Answer
One such problem has been described below.
Work Step by Step
Sometimes, it is necessary to maximize or minimize the quantities involved in many problems to get the solution or to get the clarity of facts for taking decision. For this use of linear algebraic expressions are highly useful.
Objective function in the form of an algebraic linear expression is described in one or more variables that must be maximized or minimized according to the constraints given and need of the solution. Method that is used to do this is called linear programming method.
There are many day-to-day problems, where everyone tries to maximize the resources, time and money to get the best. In everyday life, housewife tries to manage its daily budget to meet its resources with its expenses.
Very common example is to purchase two fruits, apple and banana maximally for Rs.200 by the house wife, where apple costs Rs.180 per kg and banana costs Rs.60 per kg. The housewife has a budget of Rs.200 for the fruits and the refrigerator can store a maximum of 2 kilograms of fruits.
She must do her best for the purchase of fruits. How to purchase both the fruits to get the maximum quantity in Rs.200 is the question.
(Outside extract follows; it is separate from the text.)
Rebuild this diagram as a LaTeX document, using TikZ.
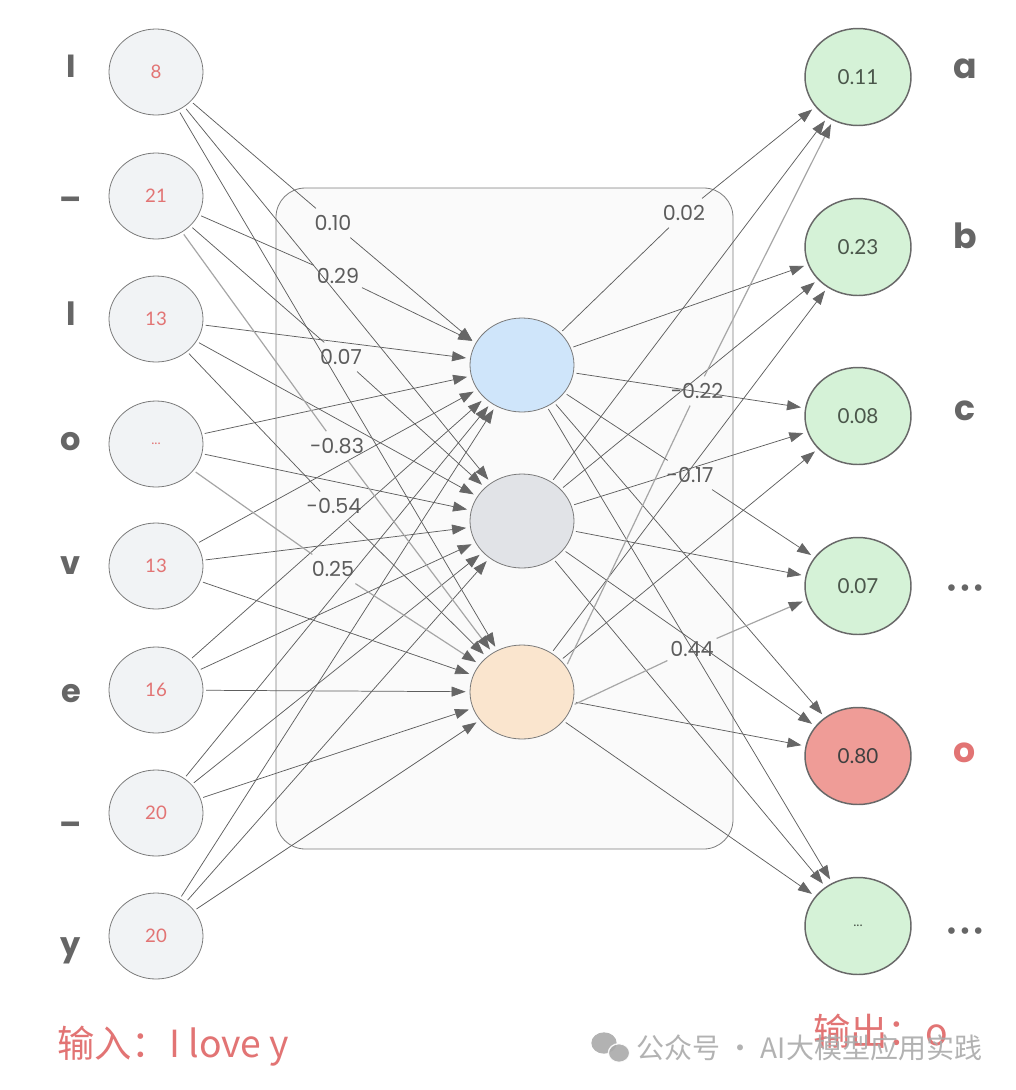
\documentclass[tikz,border=0pt]{standalone}
\usepackage{fontspec}
\setmainfont{Lato}
\newfontfamily\handfont{Poppins}
\newfontfamily\cjkfont{Noto Sans CJK SC}
\newfontfamily\dotfont{DejaVu Sans}
\usetikzlibrary{shapes.geometric,arrows.meta}
\definecolor{inred}{HTML}{E27474}
\definecolor{infill}{HTML}{F1F3F5}
\definecolor{nodestroke}{HTML}{7A7A7A}
\definecolor{outstroke}{HTML}{686868}
\definecolor{hblue}{HTML}{CFE5FA}
\definecolor{hgray}{HTML}{E1E3E7}
\definecolor{horange}{HTML}{FAE5CE}
\definecolor{ogreen}{HTML}{D5F2D7}
\definecolor{ored}{HTML}{EF9C97}
\definecolor{boxfill}{HTML}{FAFAFA}
\definecolor{boxstroke}{HTML}{7D7D7D}
\definecolor{edgecol}{HTML}{5E5E5E}
\definecolor{liteedge}{HTML}{A6A6A6}
\definecolor{tipcol}{HTML}{666666}
\definecolor{labcol}{HTML}{5C5C5C}
\definecolor{lettercol}{HTML}{666666}
\definecolor{outtext}{HTML}{4B574B}
\definecolor{wmgray}{HTML}{AAAAAA}
\begin{document}
\begin{tikzpicture}[x=0.75pt,y=-0.75pt,
  mainbox/.style={draw=boxstroke, fill=boxfill, line width=0.6pt, rounded corners=22pt,
    minimum width=342.75pt, minimum height=495.75pt, inner sep=0pt},
  innode/.style={ellipse, draw=nodestroke, line width=0.6pt, fill=infill,
    minimum width=70.5pt, minimum height=64.5pt, inner sep=0pt, text=inred,
    font=\fontsize{14}{16}\selectfont},
  hid/.style={ellipse, draw=nodestroke, line width=0.6pt,
    minimum width=78pt, minimum height=70.5pt, inner sep=0pt},
  outnode/.style={ellipse, draw=outstroke, line width=1.1pt, fill=ogreen,
    minimum width=79.5pt, minimum height=72.75pt, inner sep=0pt, text=outtext,
    font=\fontsize{15.5}{18}\selectfont},
  letter/.style={text=lettercol, font=\handfont\bfseries\fontsize{24}{27}\selectfont, anchor=base, inner sep=0pt},
  dots/.style={text=lettercol, font=\dotfont\fontsize{17}{20}\selectfont, anchor=base, inner sep=0pt},
  wlabel/.style={text=labcol, font=\handfont\fontsize{15.5}{18}\selectfont, inner xsep=2pt, inner ysep=5pt},
  seg/.style={draw=edgecol, line width=0.55pt, shorten <=2pt},
  arr/.style={draw=edgecol, line width=0.55pt, shorten <=2pt, shorten >=3pt,
    -{Triangle[length=10.5pt,width=7.5pt,color=tipcol]}},
  lite/.style={draw=liteedge, line width=0.9pt},
  redtext/.style={text=inred, font=\cjkfont\fontsize{28}{30}\selectfont, anchor=base west, inner sep=0pt},
  wmtext/.style={text=wmgray, font=\cjkfont\fontsize{21}{24}\selectfont, anchor=base west, inner sep=0pt, opacity=0.9}
]
\useasboundingbox (0,0) rectangle (1016,1090);
\fill[white] (0,0) rectangle (1016,1090);

% hidden layer box
\node[mainbox] (box) at (504.5,518.5) {};

% input nodes
\node[innode] (i1) at (156,72) {8};
\node[innode] (i2) at (156,196) {21};
\node[innode] (i3) at (156,319) {13};
\node[innode, font=\fontsize{10}{12}\selectfont] (i4) at (156,444) {...};
\node[innode] (i5) at (156,566) {13};
\node[innode] (i6) at (156,690) {16};
\node[innode] (i7) at (156,813) {20};
\node[innode] (i8) at (156,936) {20};

% input letters
\node[letter] (l1) at (71,77) {I};
\node[letter] (l2) at (71,210) {–};
\node[letter] (l3) at (71,325) {l};
\node[letter] (l4) at (71,450) {o};
\node[letter] (l5) at (71,574) {v};
\node[letter] (l6) at (71,702) {e};
\node[letter] (l7) at (71,835) {–};
\node[letter] (l8) at (71,955) {y};

% hidden nodes
\node[hid, fill=hblue] (h1) at (522,365) {};
\node[hid, fill=hgray] (h2) at (522,521) {};
\node[hid, fill=horange] (h3) at (522,692) {};

% output nodes
\node[outnode] (o1) at (858,77) {0.11};
\node[outnode] (o2) at (858,247) {0.23};
\node[outnode] (o3) at (858,416) {0.08};
\node[outnode] (o4) at (858,586) {0.07};
\node[outnode, fill=ored, text=black!75] (o5) at (858,756) {0.80};
\node[outnode, font=\fontsize{10}{12}\selectfont] (o6) at (858,926) {...};

% output letters
\node[letter, font=\handfont\bfseries\fontsize{26}{29}\selectfont] (r1) at (965,78) {a};
\node[letter, font=\handfont\bfseries\fontsize{26}{29}\selectfont] (r2) at (965,248) {b};
\node[letter, font=\handfont\bfseries\fontsize{26}{29}\selectfont] (r3) at (965,420) {c};
\node[dots] (r4) at (965,596) {•••};
\node[letter, text=inred, font=\handfont\bfseries\fontsize{26}{29}\selectfont] (r5) at (965,762) {o};
\node[dots] (r6) at (965,939) {•••};

% weight labels
\node[wlabel] (w1) at (333,223) {0.10};
\node[wlabel] (w2) at (338,276) {0.29};
\node[wlabel] (w3) at (341,357) {0.07};
\node[wlabel] (w4) at (337,446) {-0.83};
\node[wlabel] (w5) at (334,506) {-0.54};
\node[wlabel] (w6) at (333,569) {0.25};
\node[wlabel] (w7) at (684,213) {0.02};
\node[wlabel] (w8) at (697,391) {-0.22};
\node[wlabel] (w9) at (690,475) {-0.17};
\node[wlabel] (w10) at (692,649) {0.44};

% input -> hidden (unlabelled)
\foreach \a/\b in {1/2,1/3,3/1,3/2,4/1,4/2,5/1,5/2,5/3,6/1,6/2,6/3,7/1,7/2,7/3,8/1,8/2,8/3}
  \draw[arr] (i\a) -- (h\b);

% input -> hidden (labelled)
\draw[seg] (i1.-40) -- (w1); \draw[arr, shorten <=0pt] (w1) -- (h1.155);
\draw[seg] (i2) -- (w2); \draw[arr, shorten <=0pt] (w2) -- (h1);
\draw[seg] (i2) -- (w3); \draw[arr, shorten <=0pt] (w3) -- (h2);
\draw[seg, lite] (i2) -- (w4); \draw[arr, lite, shorten <=0pt] (w4) -- (h3);
\draw[seg] (i3) -- (w5); \draw[arr, shorten <=0pt] (w5) -- (h3);
\draw[seg, lite] (i4) -- (w6); \draw[arr, lite, shorten <=0pt] (w6) -- (h3);

% hidden -> output (unlabelled)
\foreach \a/\b in {1/2,1/3,1/5,1/6,2/1,2/2,2/3,2/4,2/5,2/6,3/2,3/3,3/5,3/6}
  \draw[arr] (h\a) -- (o\b);

% hidden -> output (labelled)
\draw[seg] (h1.40) -- (w7); \draw[arr, shorten <=0pt] (w7) -- (o1.215);
\draw[seg, lite] (h3.30) -- (w8); \draw[arr, lite, shorten <=0pt] (w8) -- (o1.240);
\draw[seg] (h1) -- (w9); \draw[arr, shorten <=0pt] (w9) -- (o4);
\draw[seg, lite] (h3.-15) -- (w10); \draw[arr, lite, shorten <=0pt] (w10) -- (o4.195);

% bottom texts
\node[redtext] (inp) at (57,1057) {输入：I love y};
\node[redtext] (outp) at (813,1045) {输出：o};

% watermark
\fill[wmgray, opacity=0.9] (604,1043) ellipse [x radius=9.5pt, y radius=8pt];
\filldraw[fill=wmgray, draw=white, line width=1pt, opacity=0.9] (619,1053) ellipse [x radius=8pt, y radius=7pt];
\node[wmtext] (wm) at (636,1058) {公众号 · AI大模型应用实践};
\end{tikzpicture}
\end{document}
Let’s assume that she purchases x kg apple and y kg banana. Then, the objective function maximized would be:
\[z=180x+60y\]
Money constraint implies that both the fruits must cost no more than Rs.200.
This gives:
\[\begin{align}
& 180x+60y\le 200 \\
& 9x+3y\le 10
\end{align}\]
Next constraint is that the sum of the weight of both the fruits must not be more than 2kgs. This implies:
\[x+y\le 2\]
Also, as both the variables denote weights of the two kinds of fruits, non-negative constraints would also be applicable in this situation:
\[\begin{align}
& x\ge 0 \\
& y\ge 0
\end{align}\].
Now, try to maximize the value of objective function\[z=180x+60y\] according to the above constraints.
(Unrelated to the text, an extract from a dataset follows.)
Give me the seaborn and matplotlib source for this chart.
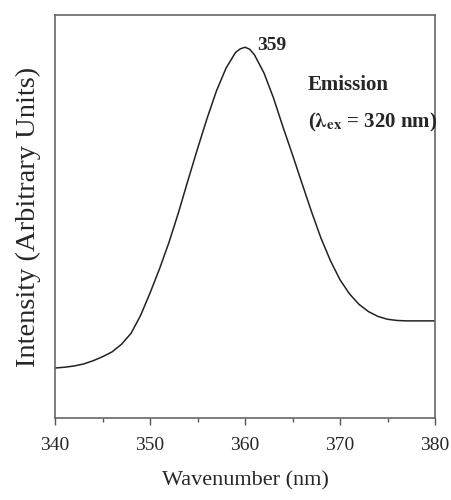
import numpy as np
import pandas as pd
import seaborn as sns
from matplotlib import pyplot as plt
from matplotlib.ticker import MultipleLocator

# emission spectrum (intensity in arbitrary units, 0-100 scale)
wavelength = [340, 341, 342, 343, 344, 345, 346, 347, 348, 349, 350, 351, 352, 353, 354,
              355, 356, 357, 358, 359, 359.5, 360, 360.5, 361, 362, 363, 364, 365, 366,
              367, 368, 369, 370, 371, 372, 373, 374, 375, 376, 377, 378, 379, 380]
intensity = [12.4, 12.6, 12.9, 13.4, 14.2, 15.2, 16.4, 18.3, 21.0, 25.4, 31.0, 37.0, 43.6, 51.0, 59.0,
             66.8, 74.3, 81.2, 86.8, 90.7, 91.6, 92.0, 91.5, 90.1, 85.6, 79.4, 72.2, 65.3, 58.2,
             51.2, 44.6, 39.0, 34.3, 30.8, 28.2, 26.4, 25.2, 24.5, 24.2, 24.1, 24.1, 24.1, 24.1]
x_ticks = [340, 350, 360, 370, 380]
peak_label = "359"

df = pd.DataFrame({"Wavenumber": wavelength, "Intensity": intensity})

sns.set_theme(style="white")
plt.rcParams['font.family'] = ['Liberation Serif', 'DejaVu Serif']
plt.rcParams['mathtext.fontset'] = 'stix'

fig = plt.figure(figsize=(4.52, 5), dpi=100)
ax = fig.add_axes([0.1217, 0.164, 0.8407, 0.806])
sns.lineplot(data=df, x="Wavenumber", y="Intensity", ax=ax, color="#222222", linewidth=1.1)

ax.set_xlim(340, 380)
ax.set_ylim(0, 100)
ax.set_xticks(x_ticks)
ax.xaxis.set_minor_locator(MultipleLocator(5))
ax.set_yticks([])
ax.tick_params(axis="x", which="major", direction="out", length=5, width=1,
               color="#555555", labelsize=14, bottom=True, pad=9)
ax.tick_params(axis="x", which="minor", direction="out", length=3, width=1,
               color="#555555", bottom=True)
for s in ax.spines.values():
    s.set_color("#666666")
    s.set_linewidth(1.2)

ax.set_xlabel("Wavenumber (nm)", fontsize=16, labelpad=12)
ax.set_ylabel("Intensity (Arbitrary Units)", fontsize=20.5, labelpad=10)

ax.text(361.3, 91.3, peak_label, fontsize=14, fontweight="bold", va="baseline")
ax.text(366.6, 81.4, "Emission", fontsize=15, fontweight="bold", va="baseline")
ax.text(366.6, 72.0, r"($\mathbf{\lambda}_{\mathbf{ex}}$ = 320 nm)", fontsize=15,
        fontweight="bold", va="baseline")

plt.savefig("out.png", dpi=100)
Now to test for the shaded region, consider the test point \[\left( 0,0 \right)\]. Substitute this point in both the inequalities to see where the shaded region lies.
For \[9x+3y\le 10\],
\[\begin{align}
& 9\left( 0 \right)+3\left( 0 \right)\le 10 \\
& 0\le 10
\end{align}\]
As, the test point satisfies the inequality, the shaded region would be towards the test point.
For \[x+y\le 2\],
\[\begin{align}
& \left( 0 \right)+\left( 0 \right)\le 2 \\
& 0\le 2
\end{align}\]
As, the test point satisfies the inequality, the shaded region would be towards the test point.
The shaded region shows just one intersection point.
This point can be computed as:
\[9x+3y-10=x+y-2\]
This can be solved by multiplying the equation on the right-hand side by 3 and then subtracting it from the equation on the left-hand side.
\[\begin{align}
& 9x+3y-10-3\left( x+y-2 \right)=0 \\
& 9x+3y-10-3x-3y+6=0 \\
& 6x=4 \\
& x=\frac{2}{3}
\end{align}\]
Substitute back the value of x to obtain:
\[\begin{align}
& x+y=2 \\
& \frac{2}{3}+y=2 \\
& y=2-\frac{2}{3} \\
& =\frac{4}{3}
\end{align}\]
This implies that the optimum value for the provided linear programing problem would be \[\left( \frac{2}{3},\frac{4}{3} \right)\].